Once a month, the famous live music hub on Swan Street is swathed in all things Scruff – from animated anthropomorphic potatoes bouncing around on the graphics behind the stage to a pop-up tea shop tucked away in one corner.

By sharing his infatuation for cartoons and a tasty cuppa at his resident night, Manchester’s most playful DJ has accrued a cult following nationwide. His quirks have undeniable appeal, but it’s the music Mr Scruff has produced, shared and supported that makes him such a local treasure. He spends evenings spinning seminal records from great artists of years gone by, but also has his own impressive body of work – released in the form of five studio albums and several extended plays.

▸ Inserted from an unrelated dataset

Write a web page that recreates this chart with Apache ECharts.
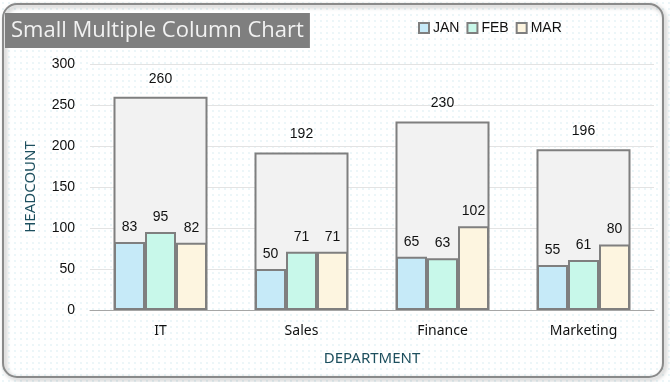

Even if you’re not a denizen of clubland and the Mr Scruff moniker sounds a little alien, there’s still a good chance you will have come into contact with his persona in one form or another. His jazzy releases Get a Move On and Kalimba appeared on an advert for B&Q and as a default track on Windows Media Player respectively, whilst posters for his resident night at Band on the Wall have been plastered all over the city for seventeen years. The promotional material for Keep it Unreal features crudely drawn potato men doodled by Scruff himself, and these illustrations move inside Band on the Wall at the beginning of each month to keep the DJ’s waggish image intact.


Tailored top to bottom for an offbeat, fun-filled experience, Keep it Unreal is a delightful anomaly: purposely silly in its façade, but serious about serving up good music.

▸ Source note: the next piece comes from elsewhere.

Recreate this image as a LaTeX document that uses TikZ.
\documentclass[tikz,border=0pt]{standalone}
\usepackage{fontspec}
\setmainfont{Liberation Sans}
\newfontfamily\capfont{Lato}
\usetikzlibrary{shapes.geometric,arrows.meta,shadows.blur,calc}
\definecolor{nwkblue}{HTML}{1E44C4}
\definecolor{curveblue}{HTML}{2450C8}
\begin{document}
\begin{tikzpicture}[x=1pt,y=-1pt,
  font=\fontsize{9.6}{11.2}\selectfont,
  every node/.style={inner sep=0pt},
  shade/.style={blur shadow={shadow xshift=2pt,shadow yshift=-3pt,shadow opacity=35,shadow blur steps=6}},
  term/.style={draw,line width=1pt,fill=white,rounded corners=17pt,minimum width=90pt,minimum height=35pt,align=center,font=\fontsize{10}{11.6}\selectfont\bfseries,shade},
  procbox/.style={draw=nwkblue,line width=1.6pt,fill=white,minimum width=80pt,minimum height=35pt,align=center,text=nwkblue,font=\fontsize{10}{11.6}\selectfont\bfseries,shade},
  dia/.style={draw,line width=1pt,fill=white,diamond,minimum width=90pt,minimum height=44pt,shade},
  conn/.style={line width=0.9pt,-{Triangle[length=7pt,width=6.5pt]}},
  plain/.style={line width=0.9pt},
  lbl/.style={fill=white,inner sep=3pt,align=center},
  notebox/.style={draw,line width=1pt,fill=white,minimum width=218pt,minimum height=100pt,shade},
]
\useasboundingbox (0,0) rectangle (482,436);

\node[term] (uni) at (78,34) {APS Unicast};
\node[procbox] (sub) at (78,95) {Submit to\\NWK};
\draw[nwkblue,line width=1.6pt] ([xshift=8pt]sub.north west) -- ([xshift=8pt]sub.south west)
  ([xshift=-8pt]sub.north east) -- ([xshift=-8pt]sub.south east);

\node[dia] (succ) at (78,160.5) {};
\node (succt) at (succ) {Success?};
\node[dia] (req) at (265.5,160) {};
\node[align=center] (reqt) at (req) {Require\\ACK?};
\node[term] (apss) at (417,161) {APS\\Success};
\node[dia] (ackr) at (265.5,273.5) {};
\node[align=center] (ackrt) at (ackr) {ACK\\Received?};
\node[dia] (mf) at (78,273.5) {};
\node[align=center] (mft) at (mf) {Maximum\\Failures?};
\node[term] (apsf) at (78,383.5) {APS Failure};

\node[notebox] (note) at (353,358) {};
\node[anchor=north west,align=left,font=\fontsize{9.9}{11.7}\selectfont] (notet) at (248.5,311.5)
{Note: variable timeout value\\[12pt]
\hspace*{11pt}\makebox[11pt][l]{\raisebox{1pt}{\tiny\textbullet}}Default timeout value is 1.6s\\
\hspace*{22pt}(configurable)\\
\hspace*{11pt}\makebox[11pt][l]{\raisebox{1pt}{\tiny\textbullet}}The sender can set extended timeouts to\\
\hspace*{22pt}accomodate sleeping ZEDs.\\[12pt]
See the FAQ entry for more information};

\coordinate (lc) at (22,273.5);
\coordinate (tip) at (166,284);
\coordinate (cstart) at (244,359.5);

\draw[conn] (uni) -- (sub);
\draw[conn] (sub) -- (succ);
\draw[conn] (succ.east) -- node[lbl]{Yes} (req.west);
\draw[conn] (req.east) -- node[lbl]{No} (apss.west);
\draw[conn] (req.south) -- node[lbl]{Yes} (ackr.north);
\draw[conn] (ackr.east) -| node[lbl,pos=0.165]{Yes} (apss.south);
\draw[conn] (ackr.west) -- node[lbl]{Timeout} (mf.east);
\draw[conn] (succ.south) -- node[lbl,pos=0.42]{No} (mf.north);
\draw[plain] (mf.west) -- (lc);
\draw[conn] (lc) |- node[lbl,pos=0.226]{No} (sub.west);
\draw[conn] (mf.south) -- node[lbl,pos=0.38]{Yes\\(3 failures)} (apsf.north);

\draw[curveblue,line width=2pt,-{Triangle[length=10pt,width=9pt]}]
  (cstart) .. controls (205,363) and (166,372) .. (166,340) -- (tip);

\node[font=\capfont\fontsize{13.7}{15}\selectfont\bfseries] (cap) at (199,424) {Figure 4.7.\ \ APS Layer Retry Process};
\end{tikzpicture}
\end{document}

“The important thing is for anyone who walks through the door to feel comfortable, regardless of age, background, sexuality or music taste,” Scruff tells us. “The crowd is very mixed every week, especially age-wise. There’s always a good mix of regulars and newcomers.”

Despite its refreshing sense of accessibility, there’s one thing Keep it Unreal is strict about: the use of mobile phones on the dancefloor. A special potato man poster designed to enforce the rule is visible inside the venue, encouraging ticket holders to keep their phones in their pockets. The way Scruff and company see it, the dancefloor is a floor for dancing. Nothing more, nothing less. If you want to scroll through your Facebook feed, go and do it at the bar.

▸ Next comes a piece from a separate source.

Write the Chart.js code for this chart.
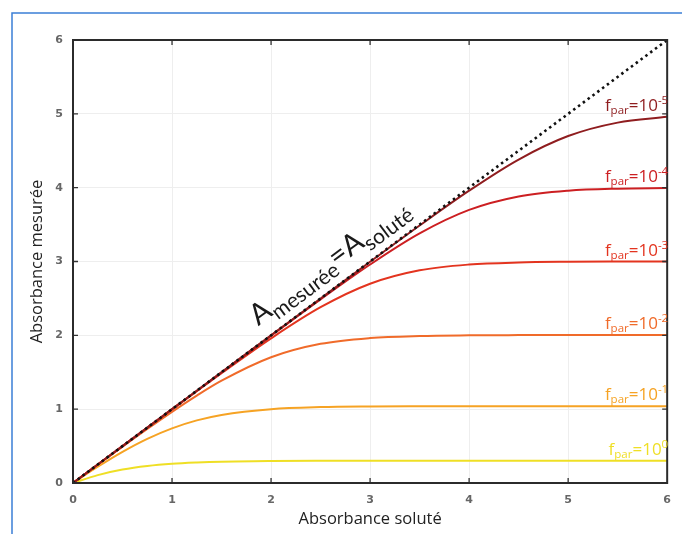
<!DOCTYPE html>
<html>
<head>
<meta charset="utf-8">
<script src="https://cdn.jsdelivr.net/npm/chart.js@4/dist/chart.umd.min.js"></script>
<style>
  html, body { margin: 0; padding: 0; background: #fff; }
  #wrap { width: 682px; height: 534px; position: relative; }
</style>
</head>
<body>
<div id="wrap"><canvas id="chart" width="682" height="534"></canvas></div>
<script>
// Absorbance of the solute (x axis)
const solute = [0, 0.25, 0.5, 0.75, 1, 1.25, 1.5, 2, 2.5, 3, 3.5, 4, 4.5, 5, 5.5, 6];

// Measured absorbance for each stray light fraction f_par
const fpar0 = [0, 0.107, 0.182, 0.230, 0.260, 0.277, 0.288, 0.297, 0.300, 0.301, 0.301, 0.301, 0.301, 0.301, 0.301, 0.301];
const fpar1 = [0, 0.220, 0.422, 0.598, 0.740, 0.848, 0.922, 1.000, 1.028, 1.037, 1.040, 1.041, 1.041, 1.041, 1.041, 1.041];
const fpar2 = [0, 0.247, 0.491, 0.731, 0.963, 1.183, 1.385, 1.703, 1.885, 1.963, 1.991, 2.000, 2.003, 2.004, 2.004, 2.004];
const fpar3 = [0, 0.250, 0.499, 0.748, 0.996, 1.243, 1.487, 1.959, 2.381, 2.699, 2.881, 2.959, 2.987, 2.996, 2.999, 3.000];
const fpar4 = [0, 0.250, 0.500, 0.750, 1.000, 1.249, 1.499, 1.996, 2.487, 2.959, 3.381, 3.699, 3.881, 3.959, 3.987, 3.996];
const fpar5 = [0, 0.250, 0.500, 0.750, 1.000, 1.250, 1.500, 2.000, 2.499, 2.996, 3.487, 3.959, 4.381, 4.699, 4.881, 4.959];

// Ideal line A_mesuree = A_solute
const idealX = [0, 6];
const idealY = [0, 6];

// Curve labels (exponent of 10)
const exponents = ['-5', '-4', '-3', '-2', '-1', '0'];
const tickValues = [0, 1, 2, 3, 4, 5, 6];

const colors = ['#8f1d1f', '#cc1f22', '#e3341f', '#f06b2a', '#f6a324', '#efdf25'];
const seriesData = [fpar5, fpar4, fpar3, fpar2, fpar1, fpar0];

const toPoints = (xs, ys) => xs.map((x, i) => ({ x: x, y: ys[i] }));

const datasets = [{
  label: 'ideal',
  data: toPoints(idealX, idealY),
  borderColor: '#111',
  borderWidth: 2.6,
  borderDash: [2.5, 3.5],
  pointRadius: 0,
  fill: false
}];
seriesData.forEach((ys, i) => {
  datasets.push({
    label: 'fpar=10^' + exponents[i],
    data: toPoints(solute, ys),
    borderColor: colors[i],
    borderWidth: 2,
    pointRadius: 0,
    cubicInterpolationMode: 'monotone',
    fill: false,
    exponent: exponents[i]
  });
});

// Frame, inward ticks and plot border
const framePlugin = {
  id: 'frame',
  beforeDraw(chart) {
    const ctx = chart.ctx;
    ctx.save();
    ctx.strokeStyle = '#3b7fd6';
    ctx.lineWidth = 1.5;
    ctx.beginPath();
    ctx.moveTo(682, 13);
    ctx.lineTo(12, 13);
    ctx.lineTo(12, 534);
    ctx.stroke();
    ctx.restore();
  },
  afterDatasetsDraw(chart) {
    const { ctx, chartArea: a, scales: { x, y } } = chart;
    ctx.save();
    ctx.strokeStyle = '#333';
    ctx.lineWidth = 1.3;
    ctx.beginPath();
    tickValues.slice(1, -1).forEach(v => {
      const px = x.getPixelForValue(v);
      ctx.moveTo(px, a.bottom); ctx.lineTo(px, a.bottom - 5);
      ctx.moveTo(px, a.top); ctx.lineTo(px, a.top + 5);
      const py = y.getPixelForValue(v);
      ctx.moveTo(a.left, py); ctx.lineTo(a.left + 5, py);
      ctx.moveTo(a.right, py); ctx.lineTo(a.right - 5, py);
    });
    ctx.stroke();
    ctx.lineWidth = 2;
    ctx.strokeStyle = '#2b2b2b';
    ctx.strokeRect(a.left, a.top, a.right - a.left, a.bottom - a.top);
    ctx.restore();
  }
};

// Labels f_par=10^n at the right end of each curve, and the diagonal text
const labelPlugin = {
  id: 'curveLabels',
  afterDraw(chart) {
    const { ctx, chartArea: a, scales: { x, y } } = chart;
    ctx.save();
    chart.data.datasets.forEach(ds => {
      if (!ds.exponent) return;
      const last = ds.data[ds.data.length - 1];
      const base = y.getPixelForValue(last.y) - 6;
      const big = '17px "Open Sans"';
      const small = '11.5px "Open Sans"';
      const parts = [
        { t: 'f', f: big, dy: 0 },
        { t: 'par', f: small, dy: 3 },
        { t: '=10', f: big, dy: 0 },
        { t: ds.exponent, f: small, dy: -7 }
      ];
      let w = 0;
      parts.forEach(p => { ctx.font = p.f; p.w = ctx.measureText(p.t).width; w += p.w; });
      let cx = a.right - w + 1;
      ctx.fillStyle = ds.borderColor;
      ctx.textBaseline = 'alphabetic';
      parts.forEach(p => { ctx.font = p.f; ctx.fillText(p.t, cx, base + p.dy); cx += p.w; });
    });

    // A_mesuree = A_solute along the diagonal
    const x0 = x.getPixelForValue(1.96), y0 = y.getPixelForValue(1.96);
    const x1 = x.getPixelForValue(3.4), y1 = y.getPixelForValue(3.4);
    const ang = Math.atan2(y1 - y0, x1 - x0);
    ctx.translate(x0, y0);
    ctx.rotate(ang);
    ctx.fillStyle = '#1a1a1a';
    const bigA = '29px "Lato"';
    const subA = '21px "Lato"';
    const segs = [
      { t: 'A', f: bigA, dy: 0 },
      { t: 'mesurée', f: subA, dy: 7 },
      { t: '=', f: bigA, dy: 0 },
      { t: 'A', f: bigA, dy: 0 },
      { t: 'soluté', f: subA, dy: 7 }
    ];
    let cx = 0;
    segs.forEach(s => { ctx.font = s.f; ctx.fillText(s.t, cx, -15 + s.dy); cx += ctx.measureText(s.t).width; });
    ctx.restore();
  }
};

const tickFont = { family: 'DejaVu Sans', size: 11, weight: 'bold' };
const titleFont = { family: 'Open Sans', size: 16.5 };

new Chart(document.getElementById('chart').getContext('2d'), {
  type: 'line',
  data: { datasets: datasets },
  options: {
    responsive: false,
    animation: false,
    layout: { padding: { left: 0, top: 40, right: 11, bottom: 0 } },
    plugins: { legend: { display: false }, tooltip: { enabled: false } },
    scales: {
      x: {
        type: 'linear',
        min: 0, max: 6,
        grid: { color: '#eeeeee', drawTicks: false },
        border: { display: false },
        afterBuildTicks: s => { s.ticks = tickValues.map(v => ({ value: v })); },
        afterFit: s => { s.height = 51; },
        ticks: { color: '#666', font: tickFont, padding: 11, maxRotation: 0 },
        title: { display: true, text: 'Absorbance soluté', color: '#222', font: titleFont, padding: { top: 0, bottom: 5 } }
      },
      y: {
        type: 'linear',
        min: 0, max: 6,
        grid: { color: '#eeeeee', drawTicks: false },
        border: { display: false },
        afterBuildTicks: s => { s.ticks = tickValues.map(v => ({ value: v })); },
        afterFit: s => { s.width = 73; },
        ticks: { color: '#666', font: tickFont, padding: 10 },
        title: { display: true, text: 'Absorbance mesurée', color: '#222', font: titleFont, padding: { top: 27, bottom: 0 } }
      }
    }
  },
  plugins: [framePlugin, labelPlugin]
});
</script>
</body>
</html>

Scruff travels the world for work like any successful DJ but keeps his kooky creation close wherever he goes. Once Keep it Unreal found its spiritual home at Band on the Wall, he preferred to take his resident event on the road with him when venturing outside of Mancunia, allowing him to play marathon sets that topple the four-hour mark.

At Band on the Wall, Scruff often books a guest DJ for company, with the two playing back to back from open until close. A typical night at Keep it Unreal sees a diverse burst of tunes tumble through the speakers, with Scruff’s sundry tastes ranging from dancehall to electro to disco to reggae. But what can a guest at an upcoming event expect to hear, and which records is the resident DJ feeling right now?

“Too many!” Scruff exclaims. “The Peter Zummo LP on Optimo – kind of like Arthur Russell, Phil Cohran and Ras Michael combined. The ridiculous Odion Iruoje reissue on Soundway records, bizarre Nigerian electronic afro-disco oddness from 1983. Pretty much everything on the Athens of the North label. Equiknoxx, who are finally getting the attention they deserve after nearly 10 years of releasing downright odd dancehall rhythms. The new Kaidi Tatham 12”, Moses Boyd (thanks Dan!), Jamal Moss ‘The Digital Afterlife’ 12”, that very cute ‘Cheetah’ 12” from Aphex Twin, the Principe compilation CD. The list goes on and on…”

Despite a lengthy and colourful career, Mr Scruff shows no signs of slowing down – good news for anyone who enjoys losing themselves on the dance floor in an affable atmosphere.

He’s pretty busy for the rest of the year, with several gigs on the agenda. “I’m playing Dublin, Salford, Leiden, Arnhem, Cardiff, London, Sheffield, Newcastle, Edinburgh, Aberdeen, Dundee, Milan, Turin, Florence, Liverpool and of course, Manchester!” Scruff informs us. “Any time at home will be spent hibernating in the studio, cooking up some goodness for 2017.”

If you get down to Band on the Wall to see Mr Scruff in action, there’s little doubt you’ll walk out at the end of the evening with a smile on your face. Keep it Unreal just has that effect.